Таким образом, были обозначены слои, на которые опиралась сталинская система. Политический паралич вследствие раздробленности, а также одобрение системы в ответ на обещанные возможности социального взлета, безусловно, являются важными аспектами, но все же не достаточны для объяснения того, как функционировала система господства. Если мы хотим объяснить, почему и каким образом слои-столпы системы вольно или невольно, добровольно или принудительно способствовали стабилизации сталинского господства, мы должны поставить вопрос о том, как они пережили время первых пятилеток, как они держали себя в обществе и какие мотивы лежали в основе модели их социального поведения.
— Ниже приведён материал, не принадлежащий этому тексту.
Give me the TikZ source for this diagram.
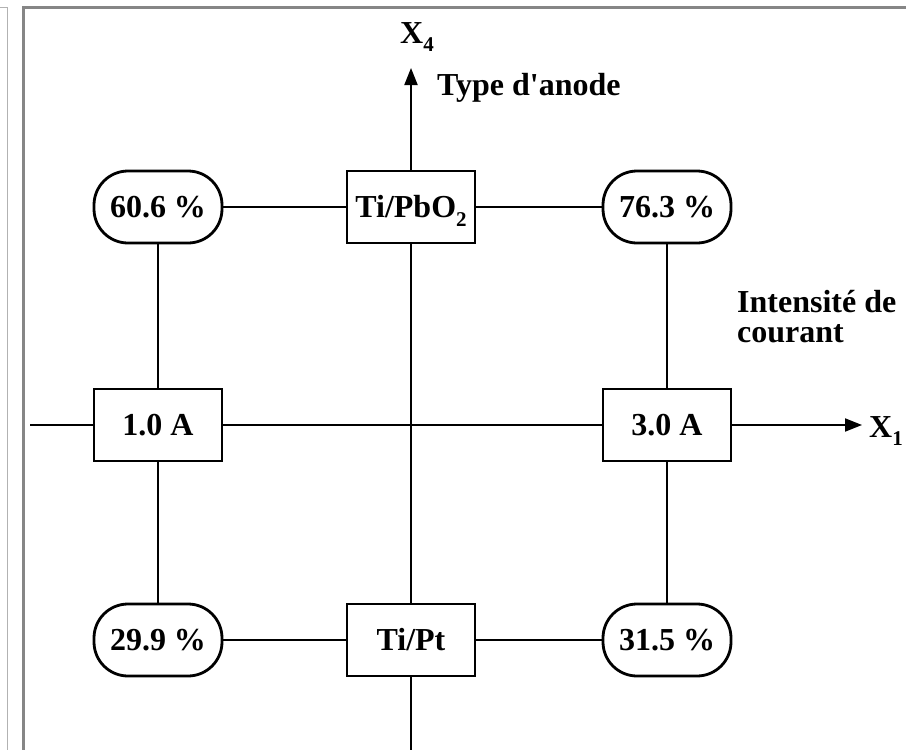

Исследования последних лет отвечали на эти вопросы противоречиво и, в конце концов, неубедительно. В 80-е гг. «ревизионисты» выдвигали на первый план «энтузиазм» молодых квалифицированных рабочих, воодушевленных идеей построения социализма, которые отправлялись в деревню, чтобы ускорить коллективизацию, и при этом не обращали внимания на материальные лишения {1206} . Другие отстаивали даже тезис, что широкие массы мирились с нуждой из внутреннего убеждения или даже «энтузиазма». Политическая гениальность сталинизма заключалась в том, что ему удалось пробудить такую энергию в миллионах людей {1207} .

Современные исследования привели к различным выводам. Дэвид Хоффманн изучил интеграцию сельских переселенцев в Москве и наглядно показал, как новые москвичи сопротивлялись официальной идеологии и сохраняли в городе свою доиндустриальную культуру и традиции. Они перенесли сюда свои сельские формы организации работы и сообщества, а также трудовые навыки, культурные формы и недоверие к властям {1208} .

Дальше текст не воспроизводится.